By bne IntelliNews October 23, 2014

bne -

 

Russia's largest oil company, state-owned Rosneft, has filed a request for more than RUB2 trillion ($49bn) from the National Wealth Fund, a sovereign wealth fund, Finance Minster Anton Siluanov told RIA Novosti on October 22.  The request follows a tightening of sanctions on Rosneft and other Russian state-owned companies in September, as a result of  Russian support for separatist fighters in Ukraine.

The RUB2 trillion sum marks a RUB500bn ($12bn) increase on a request made to the National Welfare Fund in August before the latest round of sanctions.

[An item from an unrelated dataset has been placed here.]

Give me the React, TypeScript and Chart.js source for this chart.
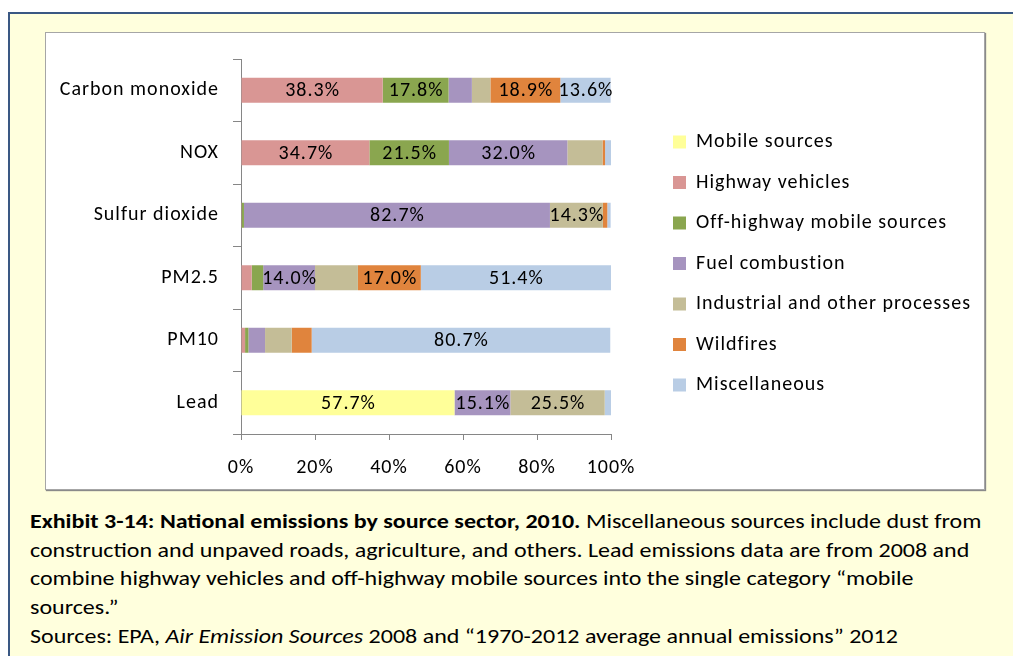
import React, { useEffect, useRef } from "react";
import { Chart, registerables } from "chart.js";

Chart.register(...registerables);

const categories = ["Carbon monoxide", "NOX", "Sulfur dioxide", "PM2.5", "PM10", "Lead"];
const mobileSources = [0, 0, 0, 0, 0, 57.7];
const highwayVehicles = [38.3, 34.7, 0.2, 2.9, 1.1, 0];
const offHighwayMobile = [17.8, 21.5, 0.6, 3.1, 0.9, 0];
const fuelCombustion = [6.3, 32.0, 82.7, 14.0, 4.5, 15.1];
const industrialProcesses = [5.0, 9.5, 14.3, 11.6, 7.2, 25.5];
const wildfires = [18.9, 0.7, 1.2, 17.0, 5.4, 0];
const miscellaneous = [13.6, 1.6, 0.9, 51.4, 80.7, 1.7];
const xTicks = [0, 20, 40, 60, 80, 100];

const seriesNames = [
  "Mobile sources",
  "Highway vehicles",
  "Off-highway mobile sources",
  "Fuel combustion",
  "Industrial and other processes",
  "Wildfires",
  "Miscellaneous",
];
const seriesValues = [
  mobileSources,
  highwayVehicles,
  offHighwayMobile,
  fuelCombustion,
  industrialProcesses,
  wildfires,
  miscellaneous,
];
const seriesColors = ["#FFFF99", "#D99694", "#8AA64F", "#A694BF", "#C4BD97", "#E0843D", "#B9CDE5"];

const FONT = "Carlito, Lato, sans-serif";
const AXIS = "#868686";
const SPACING = "1px";

const spacingPlugin = {
  id: "letterSpacing",
  beforeUpdate(chart: any) {
    chart.ctx.letterSpacing = SPACING;
  },
  beforeLayout(chart: any) {
    chart.ctx.letterSpacing = SPACING;
  },
  beforeDraw(chart: any) {
    chart.ctx.letterSpacing = SPACING;
  },
};

const labelPlugin = {
  id: "segmentLabels",
  afterDatasetsDraw(chart: any) {
    const ctx = chart.ctx;
    ctx.save();
    ctx.letterSpacing = SPACING;
    ctx.font = `20px ${FONT}`;
    ctx.fillStyle = "#000";
    ctx.textAlign = "center";
    ctx.textBaseline = "middle";
    chart.data.datasets.forEach((ds: any, i: number) => {
      const meta = chart.getDatasetMeta(i);
      meta.data.forEach((el: any, j: number) => {
        const v = ds.data[j];
        if (v >= 13) {
          ctx.fillText(v.toFixed(1) + "%", (el.x + el.base) / 2 + 0.5, el.y + 1);
        }
      });
    });
    ctx.restore();
  },
};

const legendPlace = {
  id: "legendPlace",
  afterLayout(chart: any) {
    const lg = chart.legend;
    if (!lg) return;
    lg.left = 606.5;
    lg.right = chart.width;
    lg.width = lg.right - lg.left;
    lg.top = 26;
    lg.bottom = 435;
    lg.height = lg.bottom - lg.top;
  },
};

function EmissionsChart() {
  const ref = useRef<HTMLCanvasElement | null>(null);
  useEffect(() => {
    if (!ref.current) return;
    const chart = new Chart(ref.current, {
      type: "bar",
      data: {
        labels: categories,
        datasets: seriesNames.map((name, i) => ({
          label: name,
          data: seriesValues[i],
          backgroundColor: seriesColors[i],
          borderWidth: 0,
          barPercentage: 1,
          categoryPercentage: 0.4,
        })),
      },
      options: {
        indexAxis: "y",
        responsive: false,
        animation: false,
        layout: { padding: { top: 24, left: 0, right: 273, bottom: 7 } },
        plugins: {
          tooltip: { enabled: false },
          legend: {
            position: "right",
            align: "center",
            maxWidth: 100,
            labels: {
              boxWidth: 13,
              boxHeight: 13,
              padding: 20.5,
              color: "#000",
              font: { family: FONT, size: 20 },
            },
          },
        },
        scales: {
          x: {
            type: "linear",
            stacked: true,
            min: 0,
            max: 100,
            afterFit: (s: any) => {
              s.height = 48;
            },
            afterBuildTicks: (s: any) => {
              s.ticks = xTicks.map((v) => ({ value: v }));
            },
            ticks: {
              color: "#000",
              font: { family: FONT, size: 20 },
              padding: 16,
              callback: (v: any) => v + "%",
            },
            grid: { drawOnChartArea: false, drawTicks: true, tickLength: 6, color: AXIS },
            border: { color: AXIS, width: 1 },
          },
          y: {
            type: "category",
            stacked: true,
            afterFit: (s: any) => {
              s.width = 195;
            },
            ticks: {
              color: "#000",
              font: { family: FONT, size: 20 },
              padding: 14,
            },
            grid: { offset: true, drawOnChartArea: false, drawTicks: true, tickLength: 8, color: AXIS },
            border: { color: AXIS, width: 1 },
          },
        },
      },
      plugins: [spacingPlugin, labelPlugin, legendPlace],
    } as any);
    return () => chart.destroy();
  }, []);
  return <canvas ref={ref} width={938} height={456} style={{ display: "block" }} />;
}

export default function App() {
  return (
    <div style={{ position: "fixed", inset: 0, overflow: "hidden", background: "#fff" }}>
      <div
        style={{
          position: "absolute",
          left: 8,
          top: 12,
          width: 1100,
          height: 700,
          background: "#FFFFDD",
          borderTop: "2px solid #3A5883",
          borderLeft: "2px solid #3A5883",
        }}
      />
      <div
        style={{
          position: "absolute",
          left: 45,
          top: 32,
          width: 938,
          height: 456,
          background: "#fff",
          border: "1px solid #a6a6a6",
          boxShadow: "1px 1px 1px #8a8a8a",
        }}
      >
        <EmissionsChart />
      </div>
      <div
        style={{
          position: "absolute",
          left: 30,
          top: 507,
          fontFamily: FONT,
          fontSize: 20,
          lineHeight: "28.7px",
          color: "#000",
          whiteSpace: "nowrap",
          transform: "scaleX(1.2)",
          transformOrigin: "0 0",
        }}
      >
        <b>Exhibit 3-14: National emissions by source sector, 2010.</b> Miscellaneous sources include dust from
        <br />
        construction and unpaved roads, agriculture, and others. Lead emissions data are from 2008 and
        <br />
        combine highway vehicles and off-highway mobile sources into the single category “mobile
        <br />
        sources.”
        <br />
        Sources: EPA, <i>Air Emission Sources</i> 2008 and “1970-2012 average annual emissions” 2012
      </div>
    </div>
  );
}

At the time, ministers from the government's financial bloc indicated that Rosneft would receive only around $3.9bn, alongside gas producer Novatek, also hit by sanctions.

The latest sum named by finance minister Siluanov, regarded as a fiscal hawk, comprises more than half of the RUB3.2 trillion currently held in the National Welfare Fund.

Western sanctions have cut off Rosneft's access to western capital markets, just as Rosneft has to pay down $20bn in debt in the last quarter of 2014 and first quarter of 2015, much of which was borrowed to fund the acquisition of oil company TNK-BP in 2013. Rosneft is also faced with a falling oil price, down to $85 a barrel for Brent crude. 

Rosneft is formally claiming funds from the national welfare fund to finance large-scale investment projects, not to pay down its debt. Among the investment projects needing funding are a project to build a refining complex in the Russian far east,  and to develop gas fields in eastern Siberia.

Energy minister Alexander Novak said on October 22 that his ministry had approved requests from both Rosneft and gas producer Novatek, without specifying what sums had been approved.